# jumping and biting during agility



## Jennifer1 (Mar 31, 2012)

I have a serious problem with Kenzie getting overexcited and jumping and biting (sometimes hard) while we are running agility. We were actually excused from the ring in the last run of my very first trial this weekend because of it.:no: We were actually doing pretty well on the course until we got to the weaves and then it all went down hill. 

People make comments after we run about what a happy dog she is when running, but I realize it is most likely frustration at my handling or something, which I am going to work on, but in the meantime the behavior is unacceptable. 

Lots of people at the trial gave me the advice of that I should in no uncertain terms make it clear to her that this is unacceptable. One woman said she had a dog doing that and had to take him down to the ground 3 times in trials to get him to stop. 
I'm desperate for ideas to stop this. One of the people I train with suggested a stern "no" and immediately putting her into a down at the first start of jumping. Would that work? If I do that, should I end the training session right then and there or go back and start over? 
I am also going to work on my handling techniques some more and go back to linking only 2-3 obstacles at a time for now.
Any ideas are more than welcome.
FWIW, agility is the only time she does this.


----------



## AmberSunrise (Apr 1, 2009)

I personally would not 'take her to the ground'

Having her down may work.

My first choice would be to:
- go perfectly still
- when she realizes game over I would leash her and walk her quietly to her crate.
- game over

After several minutes, try again.

Honestly, I'd probably also let out a HEY, (or an expletive if a nip occurred) when the jump first occurred followed by game over. I will also leash my dog up if they bark since I really hate that (personal, some people like it  )

Back chaining a few obstacles and rewarding is good.
Practice your handling away from your dog.
When you make a mistake (we all do), reward your dog as you circle back - or let her continue on the course she thinks is right.
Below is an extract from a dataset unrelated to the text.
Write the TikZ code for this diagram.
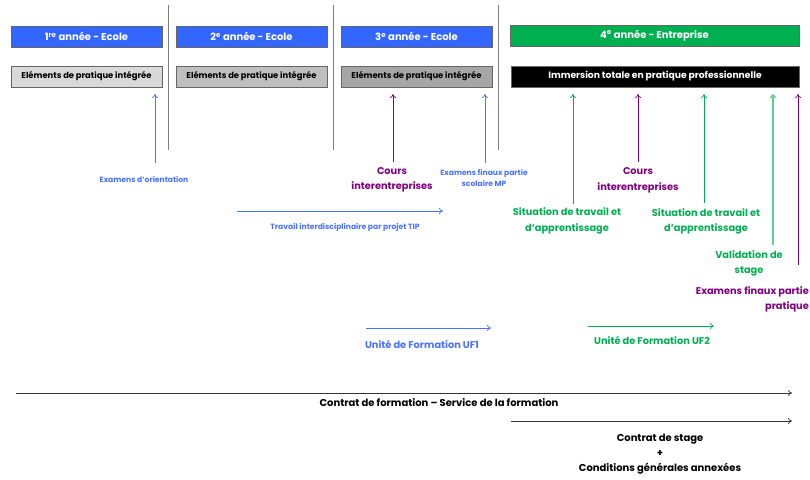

Agility can be tough. We, the handlers, have a lot to do.
Our dogs have a lot to do. Things happen at such a fast pace. 
Drill complicated things in very small sequences and try to videotape, this will help you figure out where things went wrong afterwards without needing to disconnect from your dog.


----------



## Jennifer1 (Mar 31, 2012)

Thank you
I have tried immediately stopping everything but then continue when she calms down, she immediately goes back into jumping/biting mode. I haven't tried actually ending the run at that time. I'll try that first.
I wasn't going to "take her to the ground" physically as was suggested. But I think my next step would be a stern no and put her into a down and then back chaining or just ending the run.


----------



## Atis (Jul 8, 2014)

I have never trialed but have trained with my guy for about 2 years. When we first started I would reward with a treat after he successfully completed a contact, weave pole ect. during a run. He is extremely food motivated and he started doing the same to me during runs when he realized I had a treat in my hand, I think in his mind that was good one I'm going for it. You said this was during trial so I know you don't have treats with you at that time. If you are rewarding with treats during practice you may want to try another method of reward, perhaps a toy at the end of the run. I our case I transitioned to a jackpot treat at the end of a run and he has learned that there is nothing coming and nothing in my hand during a run and things have improved a lot.


----------



## Jennifer1 (Mar 31, 2012)

I quit carrying treats with me while training earlier this summer because someone I trained with pointed that out to me. Unfortunately it didn't work, she still jumps and bites at my hands.

I'm also going to start target practicing with her over jumps. Hopefully using a target will get her to look ahead for obstacles instead of being so focused on me. Also, I think if I go back to basics it will help with my handling which is probably the root of the issue, but the biting is still not okay!


----------



## quilter (Sep 12, 2011)

Casper will do this, too, but not very often. Not like when he was a teenager. I didn't take a corrective approach, since I'm pretty certain that it's the constant barrage of commands that sets him off. Getting more involved only makes it worse, since what he's telling me is "I can't take it anymore." (My interpretation of my dog's thinking.) So, prevention rather than cure. I can usually read his body language and tell when he's too excited. Sometimes it's the set of his tail and sometimes it's the gleam in his eye. Then I tell him to sit and we take a break. Now sometimes, he will even sit himself and refuse to respond to any commands. My trainer thinks I should try and coax him out of it, but I think the correct thing is to honor his "request" and stop working. I have to do the right thing by him and not put him a situation he can't handle. If he tells me he can't do it, I should honor that.


----------